There are also two main disadvantages:
- Files are cached in kernel memory in units of the base page size. That is, a 1-byte file will take up 1 page of kernel memory when it is cached in the kernel page cache, which will be true whenever the file contents are being accessed. Thus, if the workload involves access to a large number of small files (tens of kB or smaller), the 64kB page size will result in more memory being wasted in the kernel page cache than a 4kB page size would. This wastage is sometimes referred to as "internal fragmentation".
- Buggy programs that assume that the page size is 4kB may behave incorrectly. Sometimes the assumption is implicit rather than explicit. For example, a program may request a 12kB stack for a newly-created thread and then fail when it finds that the thread has been given a 64kB stack rather than 12kB. Fortunately this has not proved to be a major problem in practice.
On Power machines with hardware support for 64kB pages, we see performance improvements ranging from 10% to 30% across a wide range of applications, provided that the machine has enough memory. On machines without hardware 64kB page support, most applications see a performance improvement of around 1% or 2% from the reduced kernel overheads.
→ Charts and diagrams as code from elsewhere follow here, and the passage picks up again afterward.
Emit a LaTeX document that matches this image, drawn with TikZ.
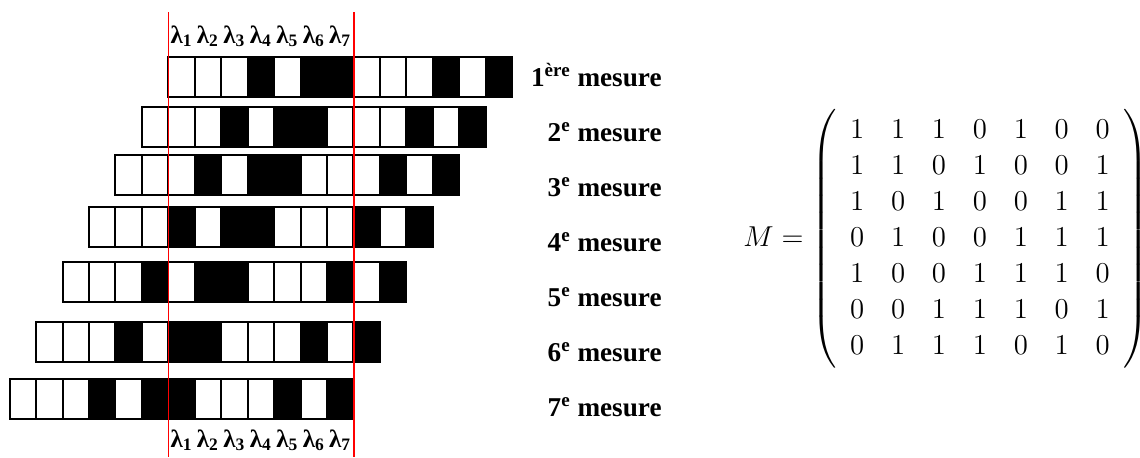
\RequirePackage{fix-cm}
\documentclass[tikz,border=0pt]{standalone}
\usepackage{fontspec}
\usepackage{amsmath}
\newfontfamily\timesfont{Liberation Serif}
\usetikzlibrary{positioning}
\tikzset{
  case/.style={draw=black,line width=1pt},
  rouge/.style={draw=red,line width=0.8pt},
  lam/.style={font=\timesfont\bfseries\fontsize{12.5}{14}\selectfont,inner sep=0pt},
  mes/.style={font=\timesfont\bfseries\fontsize{13.6}{17}\selectfont,inner sep=0pt}
}
\begin{document}
\begin{tikzpicture}[x=0.5pt,y=-0.5pt]
\useasboundingbox (0,0) rectangle (1140,457);
% les 7 mesures (sequence 1110100 decalee)
\foreach \r/\top in {1/57,2/107,3/155,4/207,5/262,6/322,7/379}{
  \foreach \c/\f in {0/white,1/white,2/white,3/black,4/white,5/black,6/black,
                     7/white,8/white,9/white,10/black,11/white,12/black}{
    \pgfmathsetmacro{\xa}{168.3+(\c-\r+1)*26.45}
    \draw[case,fill=\f] (\xa,\top) rectangle ++(26.45,39.5);
  }
}
% fenetre
\coordinate (g1) at (168.3,12);
\coordinate (g2) at (168.3,457);
\coordinate (d1) at (354,12);
\coordinate (d2) at (354,457);
\draw[rouge] (g1)--(g2);
\draw[rouge] (d1)--(d2);
\foreach \i in {1,...,7}{
  \node[lam,anchor=base] (lh\i) at ({168.3+(\i-0.5)*26.45},43) {λ\textsubscript{\i}};
  \node[lam,anchor=base] (lb\i) at ({168.3+(\i-0.5)*26.45},447) {λ\textsubscript{\i}};
}
% etiquettes
\node[mes,anchor=base east] (m1) at (662,86) {1\textsuperscript{ère} mesure};
\node[mes,anchor=base east] (m2) at (662,141) {2\textsuperscript{e} mesure};
\node[mes,anchor=base east] (m3) at (662,196) {3\textsuperscript{e} mesure};
\node[mes,anchor=base east] (m4) at (662,251) {4\textsuperscript{e} mesure};
\node[mes,anchor=base east] (m5) at (662,306) {5\textsuperscript{e} mesure};
\node[mes,anchor=base east] (m6) at (662,361) {6\textsuperscript{e} mesure};
\node[mes,anchor=base east] (m7) at (662,416) {7\textsuperscript{e} mesure};
% matrice
\node[anchor=base west,inner sep=0pt,font=\fontsize{14.4}{18}\selectfont] (mat) at (743,246)
  {\setlength{\arraycolsep}{6.7pt}$M=\left(\begin{array}{ccccccc}
   1&1&1&0&1&0&0\\
   1&1&0&1&0&0&1\\
   1&0&1&0&0&1&1\\
   0&1&0&0&1&1&1\\
   1&0&0&1&1&1&0\\
   0&0&1&1&1&0&1\\
   0&1&1&1&0&1&0
  \end{array}\right)$};
\end{tikzpicture}
\end{document}
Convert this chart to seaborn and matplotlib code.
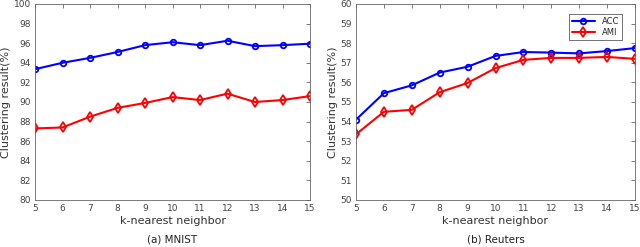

The degree to which internal fragmentation increases the amount of memory used by the page cache depends on the distribution of file sizes in use, which is very workload-dependent. For compute-intensive HPC applications that deal with very large files (megabytes or more), the effect is very small. For a performance workload like SPECsfs, which can have many small files, the performance effects can be larger.